15. The system of claim 12, wherein the processing module determines one or more user-specific gesture patterns.
16. The system of claim 15, wherein the one or more user-specific gesture patterns are stored in a personalized gesture library.
17. A non-transitory computer-readable medium storing instructions that, when executed by one or more processors, cause a system to perform a method for controlling electronic devices using gestures, the method comprising:
detecting one or more hand or finger movements of a user, the one or more hand or finger movements of the user being detected by one or more sensors integrated into a wearable device worn by the user;
capturing one or more gestures of the user, the one or more gestures of the user being captured using one or more cameras;
determining one or more user specific gestures based on the one or more hand or finger movements of the user and the one or more gestures;
generating, based on the one or more user specific gestures, a hypothesis regarding a meaning of the one or more user specific gestures;
prompting the user to confirm or correct the hypothesis;
receiving, from the user, a response indicating whether the hypothesis is correct;
updating a personalized gesture library based on the response from the user;
translating, using a machine learning algorithm, the one or more user specific gestures into one or more commands for a connected electronic device; and
causing the one or more commands to be executed on the connected electronic device.

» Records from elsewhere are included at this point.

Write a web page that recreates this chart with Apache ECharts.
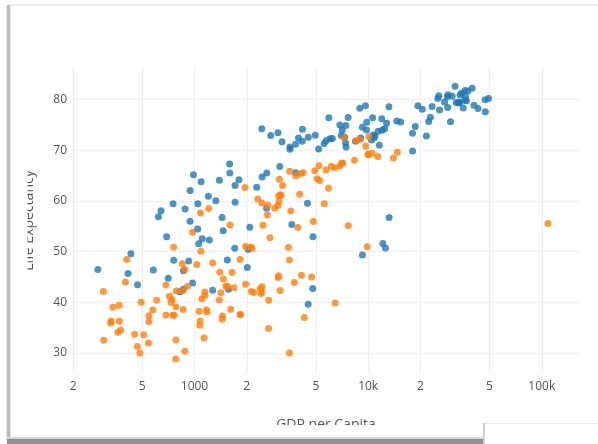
<!DOCTYPE html>
<html><head><meta charset="utf-8">
<script src="https://cdn.jsdelivr.net/npm/echarts@6/dist/echarts.min.js"></script>
<style>html,body{margin:0;padding:0;background:#fff;}#c{width:598px;height:444px;}</style>
</head><body><div id="c"></div>
<script>
// GDP per capita / life expectancy, 2007 (blue) and 1952 (orange)
const gdp2007 = [
 974.6, 5937.0, 6223.4, 4797.2, 12779.4, 34435.4, 36126.5, 29796.0, 1391.3, 33692.6,
 1441.3, 3822.1, 7446.3, 12569.9, 9065.8, 10680.8, 1217.0, 430.1, 1713.8, 2042.1,
 36319.2, 706.0, 1704.1, 13171.6, 4959.1, 7006.6, 986.1, 277.6, 3632.6, 9645.1,
 1544.8, 14619.2, 8948.1, 22833.3, 35278.4, 2082.5, 6025.4, 6873.3, 5581.2, 5728.4,
 12154.1, 641.4, 690.8, 33207.1, 30470.0, 13206.5, 752.7, 32170.4, 1327.6, 27538.4,
 5186.1, 942.7, 579.2, 1201.6, 3548.3, 39725.0, 18008.9, 36180.8, 2452.2, 3540.7,
 11605.7, 4471.1, 40676.0, 25523.3, 28569.7, 7320.9, 31656.1, 4519.5, 1463.2, 1593.1,
 23348.1, 47307.0, 10461.1, 1569.3, 414.5, 12057.5, 1044.8, 759.3, 12451.7, 1042.6,
 1803.2, 10957.0, 11977.6, 3095.8, 9253.9, 3820.2, 823.7, 944.0, 4811.1, 1091.4,
 36797.9, 25185.0, 2749.3, 619.7, 2014.0, 49357.2, 22316.2, 2605.9, 9809.2, 4172.8,
 7408.9, 3190.5, 15389.9, 20509.6, 19328.7, 7670.1, 10808.5, 863.1, 1598.4, 21654.8,
 1712.5, 9786.5, 862.5, 47143.2, 18678.3, 25768.3, 926.1, 9269.7, 28821.1, 3970.1,
 2602.4, 4513.5, 33859.7, 37506.4, 4184.5, 28718.3, 1107.5, 7458.4, 883.0, 18008.5,
 7092.9, 8458.3, 1056.4, 33203.3, 42951.7, 10611.5, 11415.8, 2441.6, 3025.3, 2280.8,
 1271.2, 469.7
];
const life2007 = [
 43.828, 76.423, 72.301, 42.731, 75.32, 81.235, 79.829, 75.635, 64.062, 79.441,
 56.728, 65.554, 74.852, 50.728, 72.39, 73.005, 52.295, 49.58, 59.723, 50.43,
 80.653, 44.741, 50.651, 78.553, 72.961, 72.889, 65.152, 46.462, 55.322, 78.782,
 48.328, 75.748, 78.273, 76.486, 78.332, 54.791, 72.235, 74.994, 71.338, 71.878,
 51.579, 58.04, 52.947, 79.313, 80.657, 56.735, 59.448, 79.406, 60.022, 79.483,
 70.259, 56.007, 46.388, 60.916, 70.198, 82.208, 73.338, 81.757, 64.698, 70.65,
 70.964, 59.545, 78.885, 80.745, 80.546, 72.567, 82.603, 72.535, 54.11, 67.297,
 78.623, 77.588, 71.993, 42.592, 45.678, 73.952, 59.443, 48.303, 74.241, 54.467,
 64.164, 72.801, 76.195, 66.803, 74.543, 71.164, 42.082, 62.069, 52.906, 63.785,
 79.762, 80.204, 72.899, 56.867, 46.859, 80.196, 75.64, 65.483, 75.537, 71.752,
 71.421, 71.688, 75.563, 78.098, 78.746, 76.442, 72.476, 46.242, 65.528, 72.777,
 63.062, 74.002, 42.568, 79.972, 74.663, 77.926, 48.159, 49.339, 80.941, 72.396,
 58.556, 39.613, 80.884, 81.701, 74.143, 78.4, 52.517, 70.616, 58.42, 69.819,
 73.923, 71.777, 51.542, 79.425, 78.242, 76.384, 73.747, 74.249, 73.422, 62.698,
 42.384, 43.487
];
const gdp1952 = [
 779.4, 1601.1, 2449.0, 3520.6, 5911.3, 10039.6, 6137.1, 9867.1, 684.2, 8343.1,
 1062.8, 2677.3, 973.5, 851.2, 2108.9, 2444.3, 543.3, 339.3, 368.5, 1172.7,
 11367.2, 1071.3, 1178.7, 3940.0, 400.4, 2144.1, 1103.0, 780.5, 2125.6, 2627.0,
 1388.6, 3119.2, 5586.5, 6876.1, 9692.4, 2669.5, 1397.7, 3522.1, 1418.8, 3048.3,
 375.6, 328.9, 362.1, 6424.5, 7029.8, 4293.5, 485.2, 7144.1, 911.3, 3530.7,
 2428.2, 510.2, 299.9, 1840.4, 2194.9, 3054.4, 5263.7, 7267.7, 546.6, 749.7,
 3035.3, 4129.8, 5210.3, 4086.5, 4931.4, 2898.5, 3217.0, 1546.9, 853.5, 1088.3,
 1030.6, 108382.4, 4834.8, 298.8, 575.6, 2387.5, 1443.0, 369.2, 1831.1, 452.3,
 743.1, 1968.0, 3478.1, 786.6, 2647.6, 1688.2, 468.5, 331.0, 2423.8, 545.9,
 8941.6, 10556.6, 3112.4, 761.9, 1077.3, 10095.4, 1828.2, 684.6, 2480.4, 1952.3,
 3758.5, 1272.9, 4029.3, 3068.3, 3082.0, 2718.9, 3144.6, 493.3, 879.6, 6459.6,
 1450.4, 3581.5, 879.8, 2315.1, 5074.7, 4215.0, 1135.7, 4725.3, 3834.0, 1083.5,
 1616.0, 1148.4, 8527.8, 14734.2, 1643.5, 1206.9, 716.7, 757.8, 859.8, 3023.3,
 1468.5, 1969.1, 734.8, 9979.5, 13990.5, 5716.8, 7689.8, 605.1, 1515.6, 781.7,
 1147.4, 406.9
];
const life1952 = [
 28.801, 55.23, 43.077, 30.015, 62.485, 69.12, 66.8, 50.939, 37.484, 68.0,
 38.223, 40.414, 53.82, 47.622, 50.917, 59.6, 31.975, 39.031, 39.417, 38.523,
 68.75, 35.463, 38.092, 54.745, 44.0, 50.643, 40.715, 39.143, 42.111, 57.206,
 40.477, 61.21, 59.421, 66.87, 70.78, 34.812, 45.928, 48.357, 41.893, 45.262,
 34.482, 35.928, 34.078, 66.55, 67.41, 37.003, 30.0, 67.5, 43.149, 65.86,
 42.023, 33.609, 32.5, 37.579, 41.912, 60.96, 64.03, 72.49, 37.373, 37.468,
 44.869, 45.32, 66.91, 65.39, 65.94, 58.53, 63.03, 43.158, 42.27, 50.056,
 47.453, 55.565, 55.928, 42.138, 38.48, 42.723, 36.681, 36.256, 48.463, 33.685,
 40.543, 50.986, 50.789, 42.244, 59.164, 42.873, 31.286, 36.319, 41.725, 36.157,
 72.13, 69.39, 42.314, 37.444, 36.324, 72.67, 37.578, 43.436, 55.191, 62.649,
 43.902, 47.752, 61.31, 59.82, 64.28, 52.724, 61.05, 40.0, 46.471, 39.875,
 37.278, 57.996, 30.331, 60.396, 64.36, 65.57, 32.978, 45.009, 64.94, 57.593,
 38.635, 41.407, 71.86, 69.62, 45.883, 58.5, 41.215, 50.848, 38.596, 59.1,
 44.6, 43.585, 39.978, 69.18, 68.44, 66.071, 55.088, 40.412, 43.16, 32.548,
 42.038, 48.451
];
const xTickValues = [200, 500, 1000, 2000, 5000, 10000, 20000, 50000, 100000];
const xTickLabels = ['2', '5', '1000', '2', '5', '10k', '2', '5', '100k'];
const yTickValues = [30, 40, 50, 60, 70, 80];
const seriesNames = ['2007', '1952'];

const xMin = 197, xMax = 166000, yMin = 25.86, yMax = 86.41;
const pts = (xs, ys) => xs.map((x, i) => [x, ys[i]]);
const xLogTicks = xTickValues.map(v => Math.log10(v));
const font = '"Open Sans", "Noto Sans", sans-serif';

const chart = echarts.init(document.getElementById('c'), null, {renderer: 'canvas'});
chart.setOption({
  animation: false,
  backgroundColor: '#ffffff',
  grid: {left: 72, right: 18, top: 67, bottom: 70, containLabel: false},
  xAxis: [
    {type: 'log', logBase: 10, min: xMin, max: xMax, show: false},
    {
      type: 'value', min: Math.log10(xMin), max: Math.log10(xMax), position: 'bottom',
      axisLine: {show: false},
      axisTick: {show: false, customValues: xLogTicks},
      axisLabel: {
        customValues: xLogTicks, margin: 7, color: '#555', fontSize: 12, fontFamily: font,
        formatter: v => {
          let best = 0;
          xLogTicks.forEach((t, i) => { if (Math.abs(t - v) < Math.abs(xLogTicks[best] - v)) best = i; });
          return xTickLabels[best];
        }
      },
      splitLine: {show: true, lineStyle: {color: '#eeeeee', width: 1}},
      name: 'GDP per Capita', nameLocation: 'middle', nameGap: 44,
      nameTextStyle: {color: '#555', fontSize: 14, fontFamily: font}
    }
  ],
  yAxis: {
    type: 'value', min: yMin, max: yMax,
    axisLine: {show: false},
    axisTick: {show: false, customValues: yTickValues},
    axisLabel: {customValues: yTickValues, margin: 5, color: '#555', fontSize: 12, fontFamily: font},
    splitLine: {show: true, lineStyle: {color: '#eeeeee', width: 1}},
    name: 'Life Expectancy', nameLocation: 'middle', nameGap: 36, nameRotate: 90,
    nameTextStyle: {color: '#555', fontSize: 14, fontFamily: font}
  },
  series: [
    {name: seriesNames[0], type: 'scatter', xAxisIndex: 0, symbolSize: 7,
     itemStyle: {color: '#1f77b4'}, data: pts(gdp2007, life2007)},
    {name: seriesNames[1], type: 'scatter', xAxisIndex: 0, symbolSize: 7,
     itemStyle: {color: '#ff7f0e'}, data: pts(gdp1952, life1952)}
  ],
  graphic: [
    // clipping of the axis titles, as in the screenshot
    {type: 'rect', z: 100, shape: {x: 10, y: 140, width: 17.5, height: 170}, style: {fill: '#ffffff'}},
    {type: 'rect', z: 100, shape: {x: 200, y: 425, width: 260, height: 12}, style: {fill: '#ffffff'}},
    // card frame
    {type: 'rect', z: 101, shape: {x: 10, y: 4, width: 588, height: 2}, style: {fill: '#ededed'}},
    {type: 'rect', z: 101, shape: {x: 6, y: 5, width: 1, height: 436}, style: {fill: '#e2e2e2'}},
    {type: 'rect', z: 101, shape: {x: 7, y: 5, width: 3, height: 436}, style: {fill: '#bdbdbd'}},
    {type: 'rect', z: 101, shape: {x: 10, y: 5, width: 1, height: 432}, style: {fill: '#e6e6e6'}},
    {type: 'rect', z: 101, shape: {x: 7, y: 437, width: 478, height: 2}, style: {fill: '#d6d6d6'}},
    {type: 'rect', z: 101, shape: {x: 7, y: 439, width: 478, height: 5}, style: {fill: '#8f8f8f'}},
    // neighbouring card at bottom right
    {type: 'rect', z: 102, shape: {x: 485, y: 423, width: 113, height: 21}, style: {fill: '#ffffff'}},
    {type: 'rect', z: 102, shape: {x: 483, y: 423, width: 2, height: 21}, style: {fill: '#cfcfcf'}},
    {type: 'rect', z: 102, shape: {x: 485, y: 423, width: 113, height: 1}, style: {fill: '#ececec'}}
  ]
});
</script>
</body></html>
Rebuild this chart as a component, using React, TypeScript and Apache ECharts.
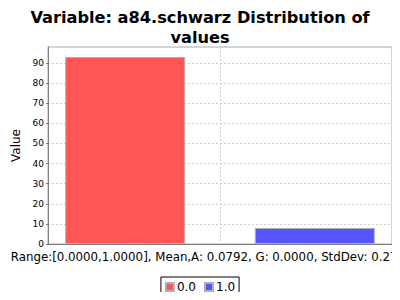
import React, { useEffect, useRef } from "react";
import * as echarts from "echarts";

const seriesNames = ["0.0", "1.0"];
const seriesValues = [93, 8];
const seriesColors = ["#FF5555", "#5555FF"];
const categories = [""];
const titleText = "Variable: a84.schwarz Distribution of\nvalues";
const xAxisLabel = "Dist: Range:[0.0000,1.0000], Mean,A: 0.0792, G: 0.0000, StdDev: 0.2714";
const yAxisLabel = "Value";

export default function App() {
  const ref = useRef<HTMLDivElement>(null);
  useEffect(() => {
    if (!ref.current) return;
    const chart = echarts.init(ref.current, null, { renderer: "svg" });
    const option: any = {
      animation: false,
      backgroundColor: "#ffffff",
      title: {
        text: titleText,
        left: "center",
        top: 2,
        textStyle: {
          fontFamily: "DejaVu Sans",
          fontWeight: "bold",
          fontSize: 16.2,
          lineHeight: 20,
          color: "#000",
        },
      },
      legend: {
        data: seriesNames,
        left: "center",
        top: 277,
        itemWidth: 8,
        itemHeight: 8,
        itemGap: 8,
        padding: [4, 4, 4, 4],
        borderColor: "#000",
        borderWidth: 1,
        borderRadius: 0,
        icon: "rect",
        textStyle: { fontFamily: "DejaVu Sans", fontSize: 12, color: "#000", padding: [0, 0, 0, -2] },
      },
      grid: { left: 48, right: 8, top: 47, height: 197, show: true, borderColor: "#aaaaaa", borderWidth: 1, backgroundColor: "#fff" },
      xAxis: [
        {
          type: "category",
          data: categories,
          axisLine: { show: true, lineStyle: { color: "#808080" } },
          axisTick: { show: false },
          axisLabel: { show: false },
          splitLine: { show: false },
        },
        {
          type: "value",
          min: 0,
          max: 2,
          interval: 1,
          position: "bottom",
          axisLine: { show: false },
          axisTick: { show: false },
          axisLabel: { show: false },
          splitLine: { show: true, lineStyle: { color: "#d0d0d0", type: [2, 2] } },
        },
      ],
      yAxis: {
        type: "value",
        min: 0,
        max: 98,
        interval: 10,
        name: yAxisLabel,
        nameLocation: "middle",
        nameGap: 24,
        nameTextStyle: { fontFamily: "DejaVu Sans", fontSize: 12, color: "#000" },
        axisLine: { show: true, lineStyle: { color: "#808080" } },
        axisTick: { show: true, length: 2, lineStyle: { color: "#808080" } },
        axisLabel: {
          fontFamily: "DejaVu Sans",
          fontSize: 9,
          color: "#000",
          margin: 4,
          showMaxLabel: false,
        },
        splitLine: { show: true, lineStyle: { color: "#d0d0d0", type: [2, 2] } },
      },
      series: seriesNames.map((name, i) => ({
        name,
        type: "bar",
        xAxisIndex: 0,
        data: [seriesValues[i]],
        barGap: "58%",
        barCategoryGap: "10%",
        itemStyle: { color: seriesColors[i], borderColor: "#b0b0b0", borderWidth: 1 },
      })),
      graphic: [
        {
          type: "text",
          x: -20,
          y: 251,
          style: {
            text: xAxisLabel,
            fontFamily: "DejaVu Sans",
            fontSize: 11.8,
            fill: "#000",
            textAlign: "left",
            textVerticalAlign: "top",
          },
        },
      ],
    };
    chart.setOption(option);
    return () => chart.dispose();
  }, []);
  return <div ref={ref} style={{ width: 400, height: 300, margin: -8 }} />;
}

18. The non-transitory computer-readable medium of claim 17, wherein the machine learning algorithm is trained based on a user's unique gesture patterns through feedback mechanisms and reinforcement learning.
19. The non-transitory computer-readable medium of claim 18, wherein the feedback mechanisms comprises a user confirmation or a correction of the one or more gestures.
20. The non-transitory computer-readable medium of claim 17, wherein the method further comprises storing the one or more user specific gestures and the one or more commands in a gesture library.